Reliance Industries, owner of world's largest refining complex, today said it plans to raise capacity at its twin refineries at Jamnagar in Gujarat as part of the company's plans to double profit in 4-5 years.
"Our chairman (Mukesh Ambani) has said (that) Reliance will be doubling (operating) profit. Downstream (oil refining and marketing) are very much part of this plan," RIL CEO (Refining & Marketing) Tony Fountain told reporters at the Petrotech 2012 conference in New Delhi.
RIL operates 33 million tonne domestic-tariff area or DTA refinery that sells most of its products to domestic market, and 29 million tonne only-for-exports or SEZ unit.
"We are very much looking at all sorts of plans (for expanding refining capacity)," he said. "We are looking at (expansion) options at both DTA and SEZ refineries."
Ambani on June 7 announced investments of $12 billion in the company's core petrochemical and oil and gas businesses as well as in the new sectors of retail and telecom, to double operating profits in 4-5 years.
Refinery expansion was not part of the plans Ambani had outlined to company shareholders on June 7.
Fountain said RIL was also "looking at (refinery) configuration" to produce more value added products.
He, however, refused to provide details of investment or the expansion the company was looking at.
RIL is setting up a $4 billion petroleum coke gasification project that will produce synthetic gas that will replace expensive LNG as fuel at the refinery.
"We are adding significant project of petroleum coke gasification," he said.
India's oil refining capacity will rise 24 per cent to about 267 million tonnes by 2015-16. These plans do not include RIL expansion.

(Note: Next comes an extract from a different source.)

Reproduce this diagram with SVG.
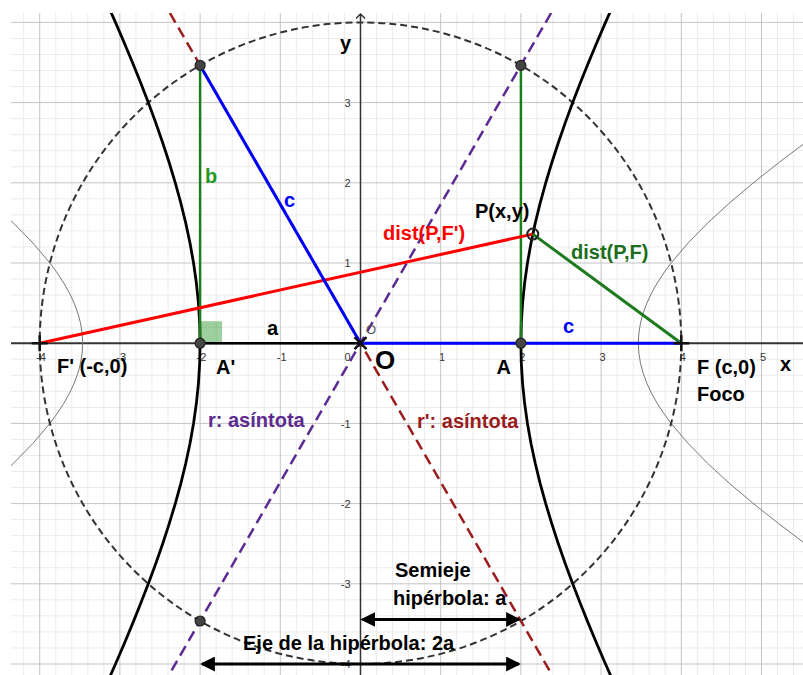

He said the company continues to keep most of its 1,452 petrol pumps closed in the absence of a level playing field with its main public sector competition.
While the government has freed petrol pricing, diesel continues to be sold at a heavily subsidised rates.
"We are not selling diesel anywhere. . . Only a few outlets are operating (for petrol sales)," he said.
"We were 13 per cent of the market (before outlets were shutdown as it could not complete with public sector)."
"We are ready to reopen (petrol pumps) if the fiscal environment is right," he said, adding that the government should either free diesel pricing from its control or provide subsidy equivalent to private firms as well.
India has 25 oil refineries with a crude oil processing capacity of 215.066 million tonne.
This will rise to 264.966 million tonne by 2015-16 as fuel demand grows.
Diesel consumption grew by 7.8 per cent in 2011-12 and by 10.2 per cent in the first quarter of current fiscal.
This does not take into account the possible expansion by RIL.
Indian Oil Corp, the nation's largest oil firm, plans to raise its refining capacity by 36.5 per cent to 74 million tonne.
It will raise Koyali refinery capacity to 18 million tonne, from current 13.70 million tonne besides building a new 15 million tonne unit at Paradip in Orissa.
Hindustan Petroleum Corp Ltd plans to raise its Mumbai refinery capacity from 6.5 million tonne to 8.20 million tonne and de-bottleneck its Visakhapatnam unit to increase capacity to 9 million tonne, from 8.3 million tonne.
Similarly, Bharat Petroleum Corp Ltd plans to de-bottleneck its Mumbai refinery to raise its capacity from 12 million tonne to 13.5 million tonne and hike Kochi unit capacity to 15.5 million tonne, from 9.5 million tonne.
Mangalore Refinery and Petrochemical Ltd will raise capacity to 16.5 million tonne, from 15 million tonne.
In private sector, Essar Oil will hike capacity of its Vadinar refinery in Gujarat to 30.80 million tonne, from 18 million tonnes by 2015-16.
Nagarjuna Oil Corp Ltd's 6.10 million tonne refinery at Cuddalore is likely to be commissioned by 2015-16.